No engineering degree required: what 3-hour training covers, real learning curves, operation modes, and when professional operators are worth the cost.

·6 min read
Do You Need Technical Skills to Operate a Humanoid Robot?

"Do I need to be a robotics engineer to operate a humanoid robot?" This is the #1 question event planners, marketing directors, and university administrators ask before booking their first rental. The short answer: No. The realistic answer: It depends on what you want the robot to do—and who trained you.

What "Operating" Actually Means in 2026

Modern commercial humanoid robots have three operation modes: 1. Supervised Demonstration Mode (No Technical Skills Required)—Operator uses tablet or remote control, pre-programmed routines (walk, wave, dance, pose), emergency stop button for safety. Training time: 30-60 minutes. Who can do it: Event staff, marketing teams, educators. 2. Interactive Programming Mode (Basic Technical Skills)—Modify voice responses and gestures, adjust operating parameters, troubleshoot common errors. Training time: 3-4 hours. 3. Advanced Development Mode (Engineering Required)—Custom behavior programming (Python, ROS), sensor integration and AI model training, hardware modifications. Training time: Weeks to months. For events and demonstrations, you're operating in Mode 1.
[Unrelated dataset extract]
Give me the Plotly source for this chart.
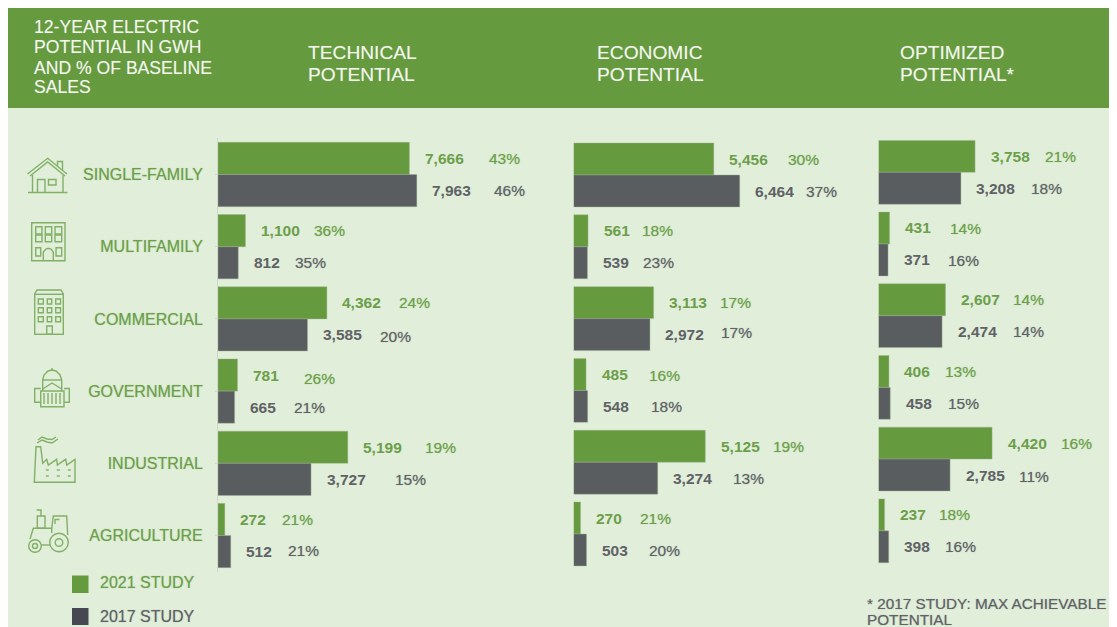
import plotly.graph_objects as go

# ---- data ----
categories = ["SINGLE-FAMILY", "MULTIFAMILY", "COMMERCIAL", "GOVERNMENT", "INDUSTRIAL", "AGRICULTURE"]
series_names = ["2021 STUDY", "2017 STUDY"]

technical_2021 = [7666, 1100, 4362, 781, 5199, 272]
technical_2017 = [7963, 812, 3585, 665, 3727, 512]
technical_pct_2021 = ["43%", "36%", "24%", "26%", "19%", "21%"]
technical_pct_2017 = ["46%", "35%", "20%", "21%", "15%", "21%"]

economic_2021 = [5456, 561, 3113, 485, 5125, 270]
economic_2017 = [6464, 539, 2972, 548, 3274, 503]
economic_pct_2021 = ["30%", "18%", "17%", "16%", "19%", "21%"]
economic_pct_2017 = ["37%", "23%", "17%", "18%", "13%", "20%"]

optimized_2021 = [3758, 431, 2607, 406, 4420, 237]
optimized_2017 = [3208, 371, 2474, 458, 2785, 398]
optimized_pct_2021 = ["21%", "14%", "14%", "13%", "16%", "18%"]
optimized_pct_2017 = ["18%", "16%", "14%", "15%", "11%", "16%"]

header_left = ["12-YEAR ELECTRIC", "POTENTIAL IN GWH", "AND % OF BASELINE", "SALES"]
panel_titles = [["TECHNICAL", "POTENTIAL"], ["ECONOMIC", "POTENTIAL"], ["OPTIMIZED", "POTENTIAL*"]]
footnote = ["* 2017 STUDY: MAX ACHIEVABLE", "POTENTIAL"]

# ---- styles / layout (pixel positions in the page) ----
W, H = 1125, 619
OFF = 8
GREEN = "#669A3E"
GRAY = "#5A5D60"
LEG_GRAY = "#454850"
BG = "#E1EED9"
TXT_GREEN = "#6C9F4B"
TXT_GRAY = "#5F6266"
ICON = "#82B067"
FONT = "Liberation Sans, Arial, sans-serif"
FS = 15.5
SHADOW = {TXT_GREEN: "rgba(108,159,75,0.55)", TXT_GRAY: "rgba(95,98,102,0.55)", "#F3F7EF": "rgba(243,247,239,0.3)"}


def X(px):
    return (px - OFF) / W


def Y(py):
    return 1 - (py - OFF) / H


def soft(color, r=1):
    return f"0px 0px {r}px {SHADOW[color]}"


panels = [
    dict(x0=218.0, x1=545.0, scale=0.02497, top=138.4, bot=571.6, title_x=308,
         a=technical_2021, b=technical_2017, pa=technical_pct_2021, pb=technical_pct_2017,
         oa=[64, 53, 57, 51, 62, 42], ob=[62, 41, 57, 43.5, 68, 42],
         na=[0, 0, 0, 3, 0, 0], nb=[0, 0, 1.5, 0, 0, -1.5]),
    dict(x0=573.6, x1=860.0, scale=0.02570, top=139.1, bot=569.9, title_x=597,
         a=economic_2021, b=economic_2017, pa=economic_pct_2021, pb=economic_pct_2017,
         oa=[59, 38, 51, 47, 52.6, 44], ob=[51, 40, 56, 48, 60, 46.5],
         na=[0, 0, 0, 1.5, 0, 0], nb=[0, 0, -2, 0, 0, 0]),
    dict(x0=878.5, x1=1117.0, scale=0.02570, top=136.45, bot=566.65, title_x=900,
         a=optimized_2021, b=optimized_2017, pa=optimized_pct_2021, pb=optimized_pct_2017,
         oa=[54, 45, 52, 41, 53, 39], ob=[55, 44, 55, 42, 53, 41],
         na=[0, 1, 0, 0, 0, 0], nb=[0, 1, 0, 0, 1, 0]),
]

fig = go.Figure()
shapes, annotations = [], []


def text(px, py, s, color="white", size=FS, bold=False, anchor="left"):
    annotations.append(dict(
        xref="paper", yref="paper", x=X(px), y=Y(py), text=f"<b>{s}</b>" if bold else s,
        showarrow=False, xanchor=anchor, yanchor="middle", borderpad=0, borderwidth=0,
        font=dict(family=FONT, size=size, color=color, shadow=soft(color))))


for i, p in enumerate(panels):
    sfx = "" if i == 0 else str(i + 1)
    for vals, name, col in ((p["a"], series_names[0], GREEN), (p["b"], series_names[1], GRAY)):
        fig.add_trace(go.Bar(
            y=categories, x=vals, name=name, orientation="h", xaxis="x" + sfx, yaxis="y" + sfx,
            marker=dict(color=col, line=dict(color="rgba(160,180,150,0.7)", width=0.6)),
            showlegend=False, hoverinfo="skip"))
    xa = dict(domain=[X(p["x0"]), X(p["x1"])], range=[0, (p["x1"] - p["x0"]) / p["scale"]],
              visible=False, anchor="y" + sfx, fixedrange=True)
    ya = dict(domain=[Y(p["bot"]), Y(p["top"])], type="category", categoryorder="array",
              categoryarray=categories, autorange="reversed", anchor="x" + sfx, fixedrange=True,
              showgrid=False, zeroline=False)
    if i == 0:
        ya.update(showline=True, linecolor="#CFD8CB", linewidth=1, ticks="outside", ticklen=2,
                  tickcolor="#CFD8CB", ticklabelstandoff=9,
                  tickfont=dict(family=FONT, size=16, color=TXT_GREEN, shadow=soft(TXT_GREEN)))
    else:
        ya.update(showline=False, showticklabels=False, ticks="")
    fig.update_layout({"xaxis" + sfx: xa, "yaxis" + sfx: ya})

    # value + percentage labels beside each bar
    for vals, pcts, offs, nudge, color, ysh in (
        (p["a"], p["pa"], p["oa"], p["na"], TXT_GREEN, 16),
        (p["b"], p["pb"], p["ob"], p["nb"], TXT_GRAY, -16),
    ):
        for cat, v, pct, o, n in zip(categories, vals, pcts, offs, nudge):
            base = dict(xref="x" + sfx, yref="y" + sfx, x=v, y=cat, showarrow=False,
                        xanchor="left", yanchor="middle", borderpad=0, borderwidth=0, yshift=ysh)
            annotations.append(dict(base, text=f"<b>{v:,}</b>", xshift=15.5,
                                    font=dict(family=FONT, size=FS, color=color)))
            annotations.append(dict(base, text=pct, xshift=15.5 + o, yshift=ysh - n,
                                    font=dict(family=FONT, size=FS, color=color, shadow=soft(color))))

    for ln, (s, py) in enumerate(zip(panel_titles[i], (52.5, 74.5))):
        text(p["title_x"], py, s, "#F3F7EF", 19.2)

# header band and its text
shapes.append(dict(type="rect", xref="paper", yref="paper", x0=0, x1=1, y0=Y(108), y1=1,
                   fillcolor=GREEN, line_width=0, layer="below"))
for s, py in zip(header_left, (27, 47.3, 67.5, 87.3)):
    text(34, py, s, "#F3F7EF", 17.6)

# legend
for name, col, tcol, (y0, y1, tx) in zip(series_names, (GREEN, LEG_GRAY), (TXT_GREEN, TXT_GRAY),
                                         ((575.5, 593, 582.5), (608, 625, 616.5))):
    shapes.append(dict(type="rect", xref="paper", yref="paper", x0=X(72), x1=X(88.5), y0=Y(y1), y1=Y(y0),
                       fillcolor=col, line_width=0))
    text(100, tx, name, tcol, 16)

# footnote
text(867, 603, footnote[0], TXT_GRAY, 15.3)
text(867, 619.5, footnote[1], TXT_GRAY, 15.3)


# ---- decorative category icons (line art in page pixels) ----
def line(pts, close=False):
    d = "M" + " L".join(f"{X(x):.5f},{Y(y):.5f}" for x, y in pts)
    shapes.append(dict(type="path", xref="paper", yref="paper", path=d + (" Z" if close else ""),
                       line=dict(color=ICON, width=1.4), fillcolor="rgba(0,0,0,0)"))


def rect(x0, y0, x1, y1):
    line([(x0, y0), (x1, y0), (x1, y1), (x0, y1)], True)


def circle(cx, cy, r):
    shapes.append(dict(type="circle", xref="paper", yref="paper", x0=X(cx - r), x1=X(cx + r),
                       y0=Y(cy + r), y1=Y(cy - r), line=dict(color=ICON, width=1.4)))


# house
line([(27.5, 174), (47.7, 158.3), (67, 174)])
line([(30, 176), (47.7, 162), (65, 176)])
line([(57.5, 166), (57.5, 161.5), (62.5, 161.5), (62.5, 170)])
line([(32.5, 175), (32.5, 192)])
line([(63, 175), (63, 192)])
line([(28, 192.5), (67.5, 192.5)])
line([(37.5, 192), (37.5, 179.5), (45, 179.5), (45, 192)])
rect(48.5, 179.5, 56, 185)
# multifamily
rect(31.7, 222.7, 65, 260.7)
for x0, x1 in ((35.7, 42), (45.3, 51.7), (55, 61.7)):
    rect(x0, 226.7, x1, 234)
    rect(x0, 235, x1, 241.7)
rect(35.7, 247.7, 40.7, 256)
rect(56, 247.7, 61.7, 256)
line([(43.3, 260.7), (43.3, 252), (46, 249), (48.3, 248.3), (51, 249), (53.3, 252), (53.3, 260.7)])
# commercial
line([(34.7, 334.3), (34.7, 294), (37, 290), (61, 290), (63.3, 294), (63.3, 334.3)])
line([(34.7, 294.3), (63.3, 294.3)])
line([(34, 334.3), (64, 334.3)])
for ya0 in (299, 307.7, 316.7):
    for xa0, xa1 in ((38.3, 43.3), (47.3, 51.7), (55.7, 60.5)):
        rect(xa0, ya0, xa1, ya0 + 5)
rect(46.7, 326, 52.3, 334.3)
# government
line([(42.7, 380), (44, 375), (48, 371), (52, 370), (56, 371), (60, 375), (61.7, 380)])
line([(52, 370), (52, 368)])
line([(42.7, 380), (61.7, 380)])
line([(42.7, 380), (42.7, 391)])
line([(61.7, 380), (61.7, 391)])
line([(42.7, 389), (52, 383), (61.7, 389)])
line([(40.7, 391), (64, 391), (64, 406.7), (40.7, 406.7)], True)
line([(40.7, 388.5), (34.7, 388.5), (34.7, 402.3), (40.7, 402.3)])
line([(64, 388.5), (69.3, 388.5), (69.3, 402.3), (64, 402.3)])
for cx in (44, 48, 52, 56, 60):
    line([(cx, 393), (cx, 404)])
# industrial
line([(34.3, 482.3), (75, 482.3), (75, 459.3), (66.7, 465), (65.7, 459.3), (57.3, 465), (56.7, 459.3),
      (48.3, 465), (46.7, 459.3), (42.7, 463.3), (40.7, 446.7), (36, 446.7)], True)
line([(37, 443), (42, 440), (47, 442), (52, 443), (58, 439)])
line([(38, 440), (42, 437), (47, 439), (52, 439.5), (56, 437)])
for yy in (470, 476):
    for xx in (47.3, 58.3, 69.3):
        line([(xx - 1.5, yy), (xx + 1.5, yy)])
# agriculture
circle(59, 542.5, 9.3)
circle(59, 542.5, 3.8)
circle(35, 546, 6.3)
circle(35, 546, 2.5)
line([(30, 539), (33.3, 528.3), (51.7, 528.3), (51.7, 533)])
line([(51.7, 528.3), (53.3, 516), (66.7, 516), (67.7, 535)])
line([(41, 545), (50, 545)])
rect(37.3, 516, 45, 528.3)
line([(41, 516), (41, 510), (36.7, 510)])
line([(55, 524), (55, 519.5), (59.5, 519.5)])

fig.update_layout(
    width=W, height=H, autosize=False,
    margin=dict(l=0, r=0, t=0, b=0, pad=0),
    paper_bgcolor=BG, plot_bgcolor="rgba(0,0,0,0)",
    barmode="group", bargap=0.11, bargroupgap=0,
    showlegend=False, shapes=shapes, annotations=annotations,
    font=dict(family=FONT),
)
fig.write_html("out.html", post_script="document.documentElement.style.overflow='hidden';")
What's Included in Standard Rental Training

Most rental agreements include a 3-hour hands-on training session covering: Hour 1: Safety and Fundamentals (emergency stop procedures, safe handling and transport, battery management and charging, identifying warning indicators). Hour 2: Operation and Control (tablet interface navigation, executing pre-programmed routines, managing guest interactions, adjusting volume, speed, and positioning). Hour 3: Troubleshooting and Scenarios (common error messages and fixes, Wi-Fi connectivity issues, restarting and calibration procedures, when to contact technical support).

Real-World Learning Curve: What Users Report

After 30 Minutes: Can start/stop robot safely, execute basic commands (walk, stop, return to base), understand emergency protocols. After 2 Hours: Comfortable operating full event shift, handle routine guest interactions, perform battery swaps, troubleshoot minor issues independently. After 1 Day of Event Operation: Anticipate robot behavior and timing, optimize positioning for crowd flow, customize interactions for different audiences, coordinate with booth staff seamlessly. Compare this to other event technology: Professional video switcher (4-8 hours), Interactive LED display systems (3-6 hours), VR experience stations (2-4 hours).

Bottom Line: Realistic Expectations

You do NOT need: Engineering degree or technical background, programming experience, prior robotics knowledge. You DO need: 3-4 hours of focused training, comfort with tablet/touch screen interfaces, willingness to follow safety protocols, basic problem-solving skills (like troubleshooting Wi-Fi or printers). The humanoid robot industry has deliberately made commercial operation accessible to non-technical users. If you can manage a trade show booth's A/V setup or operate a digital signage system, you can operate a humanoid robot after proper training.